▶ [To do] In this exercise, return the whole listing exactly, excluding any images.

··· Stored data ···

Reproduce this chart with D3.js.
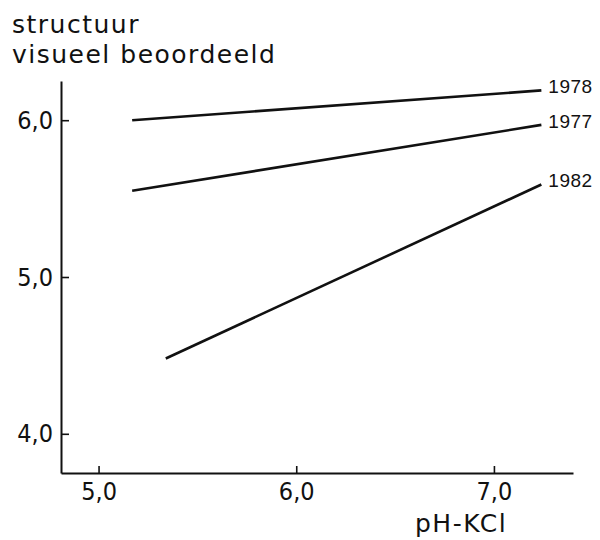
<!DOCTYPE html>
<html>
<head>
<meta charset="utf-8">
<script src="https://cdn.jsdelivr.net/npm/d3@7"></script>
<style>
  body { margin: 0; background: #fff; }
  svg { display: block; }
  text { fill: #111; }
  .title { font-family: "DejaVu Sans", sans-serif; font-size: 25px; letter-spacing: 1.5px; }
  .tick text { font-family: "DejaVu Sans Condensed", "Liberation Sans", sans-serif; font-size: 25px; }
  .year { font-family: "Liberation Sans", sans-serif; font-size: 19px; letter-spacing: 0.5px; }
</style>
</head>
<body>
<div id="chart"></div>
<script>
// data
const years = ["1978", "1977", "1982"];
const phStart = [5.17, 5.17, 5.34];
const phEnd = [7.24, 7.24, 7.24];
const structStart = [6.0, 5.55, 4.48];
const structEnd = [6.19, 5.97, 5.59];
const xTicks = [5.0, 6.0, 7.0];
const yTicks = [4.0, 5.0, 6.0];

const width = 600, height = 540;
const fmt = d => d.toFixed(1).replace(".", ",");

const svg = d3.select("#chart").append("svg")
    .attr("width", width)
    .attr("height", height);

const x = d3.scaleLinear().domain([4.81, 7.4]).range([61, 573]);
const y = d3.scaleLinear().domain([3.75, 6.25]).range([473, 81]);

// axes, ticks point inward
const xAxis = d3.axisBottom(x)
    .tickValues(xTicks)
    .tickFormat(fmt)
    .tickSizeInner(-7)
    .tickSizeOuter(0)
    .tickPadding(8);

const yAxis = d3.axisLeft(y)
    .tickValues(yTicks)
    .tickFormat(fmt)
    .tickSizeInner(-8)
    .tickSizeOuter(0)
    .tickPadding(8);

const gx = svg.append("g")
    .attr("transform", `translate(0, ${y.range()[0]})`)
    .call(xAxis);

const gy = svg.append("g")
    .attr("transform", `translate(${x.range()[0]}, 0)`)
    .call(yAxis);

[gx, gy].forEach(g => {
    g.select(".domain").attr("stroke", "#111").attr("stroke-width", 2);
    g.selectAll(".tick line").attr("stroke", "#111").attr("stroke-width", 1.6);
    g.attr("font-family", null).attr("font-size", null);
});
gx.selectAll(".tick text").attr("dy", "0.74em");

// regression lines
const rows = years.map((yr, i) => ({
    year: yr, x1: phStart[i], x2: phEnd[i], y1: structStart[i], y2: structEnd[i]
}));

svg.selectAll("line.trend")
    .data(rows)
    .enter()
    .append("line")
    .attr("class", "trend")
    .attr("x1", d => x(d.x1))
    .attr("y1", d => y(d.y1))
    .attr("x2", d => x(d.x2))
    .attr("y2", d => y(d.y2))
    .attr("stroke", "#111")
    .attr("stroke-width", 2.6);

svg.selectAll("text.year")
    .data(rows)
    .enter()
    .append("text")
    .attr("class", "year")
    .attr("x", d => x(d.x2) + 7)
    .attr("y", d => y(d.y2) - 4)
    .attr("dy", "0.35em")
    .text(d => d.year);

// axis titles
svg.append("text").attr("class", "title").attr("x", 12).attr("y", 33).text("structuur");
svg.append("text").attr("class", "title").attr("x", 12).attr("y", 63).text("visueel beoordeeld");
svg.append("text").attr("class", "title").attr("x", 415).attr("y", 532).text("pH-KCl");
</script>
</body>
</html>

···

▶ [Complete answer]
Reproduce this chart with D3.js.
<!DOCTYPE html>
<html>
<head>
<meta charset="utf-8">
<script src="https://cdn.jsdelivr.net/npm/d3@7"></script>
<style>
  body { margin: 0; background: #fff; }
  svg { display: block; }
  text { fill: #111; }
  .title { font-family: "DejaVu Sans", sans-serif; font-size: 25px; letter-spacing: 1.5px; }
  .tick text { font-family: "DejaVu Sans Condensed", "Liberation Sans", sans-serif; font-size: 25px; }
  .year { font-family: "Liberation Sans", sans-serif; font-size: 19px; letter-spacing: 0.5px; }
</style>
</head>
<body>
<div id="chart"></div>
<script>
// data
const years = ["1978", "1977", "1982"];
const phStart = [5.17, 5.17, 5.34];
const phEnd = [7.24, 7.24, 7.24];
const structStart = [6.0, 5.55, 4.48];
const structEnd = [6.19, 5.97, 5.59];
const xTicks = [5.0, 6.0, 7.0];
const yTicks = [4.0, 5.0, 6.0];

const width = 600, height = 540;
const fmt = d => d.toFixed(1).replace(".", ",");

const svg = d3.select("#chart").append("svg")
    .attr("width", width)
    .attr("height", height);

const x = d3.scaleLinear().domain([4.81, 7.4]).range([61, 573]);
const y = d3.scaleLinear().domain([3.75, 6.25]).range([473, 81]);

// axes, ticks point inward
const xAxis = d3.axisBottom(x)
    .tickValues(xTicks)
    .tickFormat(fmt)
    .tickSizeInner(-7)
    .tickSizeOuter(0)
    .tickPadding(8);

const yAxis = d3.axisLeft(y)
    .tickValues(yTicks)
    .tickFormat(fmt)
    .tickSizeInner(-8)
    .tickSizeOuter(0)
    .tickPadding(8);

const gx = svg.append("g")
    .attr("transform", `translate(0, ${y.range()[0]})`)
    .call(xAxis);

const gy = svg.append("g")
    .attr("transform", `translate(${x.range()[0]}, 0)`)
    .call(yAxis);

[gx, gy].forEach(g => {
    g.select(".domain").attr("stroke", "#111").attr("stroke-width", 2);
    g.selectAll(".tick line").attr("stroke", "#111").attr("stroke-width", 1.6);
    g.attr("font-family", null).attr("font-size", null);
});
gx.selectAll(".tick text").attr("dy", "0.74em");

// regression lines
const rows = years.map((yr, i) => ({
    year: yr, x1: phStart[i], x2: phEnd[i], y1: structStart[i], y2: structEnd[i]
}));

svg.selectAll("line.trend")
    .data(rows)
    .enter()
    .append("line")
    .attr("class", "trend")
    .attr("x1", d => x(d.x1))
    .attr("y1", d => y(d.y1))
    .attr("x2", d => x(d.x2))
    .attr("y2", d => y(d.y2))
    .attr("stroke", "#111")
    .attr("stroke-width", 2.6);

svg.selectAll("text.year")
    .data(rows)
    .enter()
    .append("text")
    .attr("class", "year")
    .attr("x", d => x(d.x2) + 7)
    .attr("y", d => y(d.y2) - 4)
    .attr("dy", "0.35em")
    .text(d => d.year);

// axis titles
svg.append("text").attr("class", "title").attr("x", 12).attr("y", 33).text("structuur");
svg.append("text").attr("class", "title").attr("x", 12).attr("y", 63).text("visueel beoordeeld");
svg.append("text").attr("class", "title").attr("x", 415).attr("y", 532).text("pH-KCl");
</script>
</body>
</html>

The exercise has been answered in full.